Butler University in Indiana said Jewish students had nothing to do with the postponement of an event with longtime political activist Angela Davis, despite false accusations circulating on campus targeting the Jewish student body.

The school’s student-run newspaper, The Butler Collegian, published a letter to the editor on March 30 by Students for Justice in Palestine, Jewish Voice for Peace and the Muslim Student Association, saying that administration “canceled” an April 1 virtual event titled “Joint Struggle and Collective Liberation” with the 77-year-old Davis, an outspoken supporter of the BDS movement against Israel.

The letter claimed that “days before Butler University’s shameless censorship of Dr. Angela Davis, the Student Government Association [SGA] was bombarded by pressure from Zionist students who claimed to oppose Davis’ event because of her support for [the] Boycott, Divestment and Sanctions (BDS) movement,” which the groups describe as “a grassroots demand for nonviolent economic pressure against Israel’s illegal military occupation of Palestine.”

It added: “Simply put, Butler and others try to silence marginalized voices in order to maintain systems of power and privilege. This is not the first time that Zionists have attempted to deplatform Angela Davis for her supportive stance on Palestine.”

Frank Ross, Butler’s vice president of student affairs, confirmed that no student issued a formal complaint or requested that the program be altered or canceled, and that the issue had more to do with funding. He said miscommunication about the facts has led to “tremendous misunderstanding, finger-pointing and hurt.”

He said the university is working to host Davis as a speaker this semester with funds coming from the general university budget, not SGA’s budget.

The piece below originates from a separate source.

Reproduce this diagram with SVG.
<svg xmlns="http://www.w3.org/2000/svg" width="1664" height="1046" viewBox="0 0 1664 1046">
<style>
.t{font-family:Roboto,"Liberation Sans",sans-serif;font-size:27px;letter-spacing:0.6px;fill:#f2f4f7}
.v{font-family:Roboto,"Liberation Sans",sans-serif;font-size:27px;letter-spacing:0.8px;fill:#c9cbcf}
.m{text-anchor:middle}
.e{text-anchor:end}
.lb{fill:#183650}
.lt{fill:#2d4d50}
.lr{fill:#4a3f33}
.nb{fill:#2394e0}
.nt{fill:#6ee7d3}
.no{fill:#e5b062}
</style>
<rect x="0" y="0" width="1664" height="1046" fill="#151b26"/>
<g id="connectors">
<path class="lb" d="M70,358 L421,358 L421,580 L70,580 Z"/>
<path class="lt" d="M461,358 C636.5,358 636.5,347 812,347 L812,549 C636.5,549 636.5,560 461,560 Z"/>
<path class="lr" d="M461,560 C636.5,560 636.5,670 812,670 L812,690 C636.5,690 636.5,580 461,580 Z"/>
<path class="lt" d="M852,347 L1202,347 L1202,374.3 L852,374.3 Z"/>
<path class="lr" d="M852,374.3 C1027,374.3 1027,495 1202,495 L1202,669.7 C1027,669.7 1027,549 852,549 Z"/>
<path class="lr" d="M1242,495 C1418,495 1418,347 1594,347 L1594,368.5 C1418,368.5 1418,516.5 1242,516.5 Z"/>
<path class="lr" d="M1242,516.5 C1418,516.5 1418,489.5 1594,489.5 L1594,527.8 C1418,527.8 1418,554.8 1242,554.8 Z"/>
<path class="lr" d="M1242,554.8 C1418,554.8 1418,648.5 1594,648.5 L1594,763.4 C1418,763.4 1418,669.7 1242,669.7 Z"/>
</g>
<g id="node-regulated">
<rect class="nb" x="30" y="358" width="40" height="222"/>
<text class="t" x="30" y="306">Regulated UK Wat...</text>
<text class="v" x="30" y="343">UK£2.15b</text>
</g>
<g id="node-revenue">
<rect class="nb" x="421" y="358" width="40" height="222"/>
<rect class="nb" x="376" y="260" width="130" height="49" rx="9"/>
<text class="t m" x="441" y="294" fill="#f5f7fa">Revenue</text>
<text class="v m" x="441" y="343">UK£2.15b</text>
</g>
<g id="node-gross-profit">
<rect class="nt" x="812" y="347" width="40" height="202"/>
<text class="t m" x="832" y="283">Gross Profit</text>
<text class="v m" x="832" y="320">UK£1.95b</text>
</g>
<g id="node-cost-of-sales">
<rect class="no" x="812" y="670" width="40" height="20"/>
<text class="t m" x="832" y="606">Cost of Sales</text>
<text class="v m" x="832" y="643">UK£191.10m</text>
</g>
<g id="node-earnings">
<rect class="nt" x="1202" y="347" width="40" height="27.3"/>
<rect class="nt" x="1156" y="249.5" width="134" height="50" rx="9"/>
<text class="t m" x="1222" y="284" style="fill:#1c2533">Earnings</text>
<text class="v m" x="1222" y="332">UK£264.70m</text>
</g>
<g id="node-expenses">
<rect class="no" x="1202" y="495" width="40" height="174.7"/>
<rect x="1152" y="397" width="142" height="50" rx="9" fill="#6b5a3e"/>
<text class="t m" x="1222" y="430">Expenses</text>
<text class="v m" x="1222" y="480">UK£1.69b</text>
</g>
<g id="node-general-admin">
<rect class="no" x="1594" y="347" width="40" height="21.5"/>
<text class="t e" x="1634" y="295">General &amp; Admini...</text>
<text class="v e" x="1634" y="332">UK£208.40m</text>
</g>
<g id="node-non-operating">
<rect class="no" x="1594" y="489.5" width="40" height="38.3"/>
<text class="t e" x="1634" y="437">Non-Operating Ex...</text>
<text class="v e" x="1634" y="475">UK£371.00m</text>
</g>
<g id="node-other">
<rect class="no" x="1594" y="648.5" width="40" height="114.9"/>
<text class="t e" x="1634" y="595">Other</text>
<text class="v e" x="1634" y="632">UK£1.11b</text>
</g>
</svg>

The campus Hillel, in its own letter to the editor published in the Collegian on April 1, affirmed that Jewish students “played no role” in the school’s decision to postpone the event and “never advocated that Angela Davis should not be allowed to speak.”

“We have always supported the right of any student organization to host any speaker they choose on this campus. Our concerns have always been about whether SGA … should officially co-sponsor and pay for events that marginalize a group of students,” it said.

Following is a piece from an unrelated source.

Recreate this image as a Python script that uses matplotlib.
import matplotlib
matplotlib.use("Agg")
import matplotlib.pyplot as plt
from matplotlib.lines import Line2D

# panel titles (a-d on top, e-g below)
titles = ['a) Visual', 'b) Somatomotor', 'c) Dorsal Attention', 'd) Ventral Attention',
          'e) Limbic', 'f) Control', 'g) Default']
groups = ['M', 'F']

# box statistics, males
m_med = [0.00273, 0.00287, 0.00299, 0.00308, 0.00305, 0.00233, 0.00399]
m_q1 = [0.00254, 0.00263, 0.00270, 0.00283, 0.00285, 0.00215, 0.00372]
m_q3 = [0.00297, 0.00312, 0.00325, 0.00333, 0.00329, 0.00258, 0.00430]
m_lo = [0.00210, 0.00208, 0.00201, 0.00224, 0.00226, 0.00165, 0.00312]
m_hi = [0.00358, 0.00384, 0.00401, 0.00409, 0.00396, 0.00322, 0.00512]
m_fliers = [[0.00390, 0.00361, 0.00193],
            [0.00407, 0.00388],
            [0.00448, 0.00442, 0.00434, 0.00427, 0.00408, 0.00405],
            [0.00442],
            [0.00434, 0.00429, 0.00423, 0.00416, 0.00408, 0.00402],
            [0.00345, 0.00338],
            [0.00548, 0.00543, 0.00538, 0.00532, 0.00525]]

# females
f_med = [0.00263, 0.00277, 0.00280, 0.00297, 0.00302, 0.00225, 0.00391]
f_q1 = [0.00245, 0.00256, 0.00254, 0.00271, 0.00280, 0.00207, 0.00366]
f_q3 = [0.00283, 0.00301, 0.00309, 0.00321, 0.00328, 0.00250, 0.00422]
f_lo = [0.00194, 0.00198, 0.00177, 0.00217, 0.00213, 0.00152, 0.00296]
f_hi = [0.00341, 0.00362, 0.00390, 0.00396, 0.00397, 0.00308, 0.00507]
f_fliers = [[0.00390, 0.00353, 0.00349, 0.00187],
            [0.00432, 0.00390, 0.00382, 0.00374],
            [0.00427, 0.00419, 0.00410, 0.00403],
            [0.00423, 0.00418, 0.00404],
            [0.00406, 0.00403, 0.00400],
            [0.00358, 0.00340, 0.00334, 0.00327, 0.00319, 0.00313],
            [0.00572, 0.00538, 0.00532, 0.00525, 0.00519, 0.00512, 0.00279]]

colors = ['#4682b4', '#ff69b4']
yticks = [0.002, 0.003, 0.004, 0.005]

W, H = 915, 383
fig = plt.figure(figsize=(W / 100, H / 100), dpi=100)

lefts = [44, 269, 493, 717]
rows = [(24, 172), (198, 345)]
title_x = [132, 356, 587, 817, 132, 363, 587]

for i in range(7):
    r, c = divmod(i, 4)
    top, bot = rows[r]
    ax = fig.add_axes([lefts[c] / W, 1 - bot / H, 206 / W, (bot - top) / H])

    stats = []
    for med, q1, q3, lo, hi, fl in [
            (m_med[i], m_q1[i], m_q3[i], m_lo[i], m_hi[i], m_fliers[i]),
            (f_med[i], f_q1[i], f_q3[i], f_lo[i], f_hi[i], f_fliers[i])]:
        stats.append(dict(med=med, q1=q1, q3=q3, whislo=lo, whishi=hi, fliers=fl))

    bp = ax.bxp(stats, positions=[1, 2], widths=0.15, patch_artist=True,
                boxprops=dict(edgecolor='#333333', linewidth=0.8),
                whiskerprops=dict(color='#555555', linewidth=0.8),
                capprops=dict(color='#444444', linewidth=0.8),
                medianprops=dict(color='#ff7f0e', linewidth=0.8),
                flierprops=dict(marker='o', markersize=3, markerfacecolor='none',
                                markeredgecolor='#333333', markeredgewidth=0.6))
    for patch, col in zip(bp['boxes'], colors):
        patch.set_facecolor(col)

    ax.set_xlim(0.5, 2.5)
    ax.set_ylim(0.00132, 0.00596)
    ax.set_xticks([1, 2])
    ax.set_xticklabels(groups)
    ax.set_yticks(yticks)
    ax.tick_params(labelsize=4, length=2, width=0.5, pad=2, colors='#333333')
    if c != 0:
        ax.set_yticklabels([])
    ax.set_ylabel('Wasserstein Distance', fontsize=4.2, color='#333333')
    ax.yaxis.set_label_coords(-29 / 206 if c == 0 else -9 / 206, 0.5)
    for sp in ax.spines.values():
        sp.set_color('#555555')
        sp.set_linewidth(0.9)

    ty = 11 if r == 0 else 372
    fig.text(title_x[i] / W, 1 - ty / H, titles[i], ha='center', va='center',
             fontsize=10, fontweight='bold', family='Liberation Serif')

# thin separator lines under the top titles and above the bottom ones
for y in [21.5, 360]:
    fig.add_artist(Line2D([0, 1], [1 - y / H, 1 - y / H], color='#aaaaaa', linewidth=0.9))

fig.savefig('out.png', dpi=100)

The Jewish group said the fallout has caused “real harm to Jewish students on our campus,” noting the accusations “draw on and perpetuate the age-old anti-Semitic tropes of Jewish power/control, scapegoating and silencing.”

Student president of Hillel Lauren Carrier said the misinformation in the original letter to the editor resulted in an “outcry on social media blaming the ‘Zionists’ and students involved in Butler University’s Hillel for the postponement. … Jewish students have been targeted and called out in our classrooms, dorm rooms, Greek [life] houses and social circles. This has caused Jewish students to feel uncomfortable and not welcome on campus.”

She added that the paper “has a duty to make sure that information that is published is factually accurate. Much of the information shared and verbiage used was false, incredibly negligent and caused unnecessary harm towards a minority group on campus.”

On April 5, The Butler Collegian published a lengthy article clarifying that concerns by Jewish students in regards to the event were solely about SGA sponsoring the program because portions of the funding come from Butler’s student activity fees.

Carrier said she hopes to see further action from the administration, including the implementation of “training focused on religious discrimination for faculty, staff and students. I believe that education is the best way to prevent situations like this in the future.”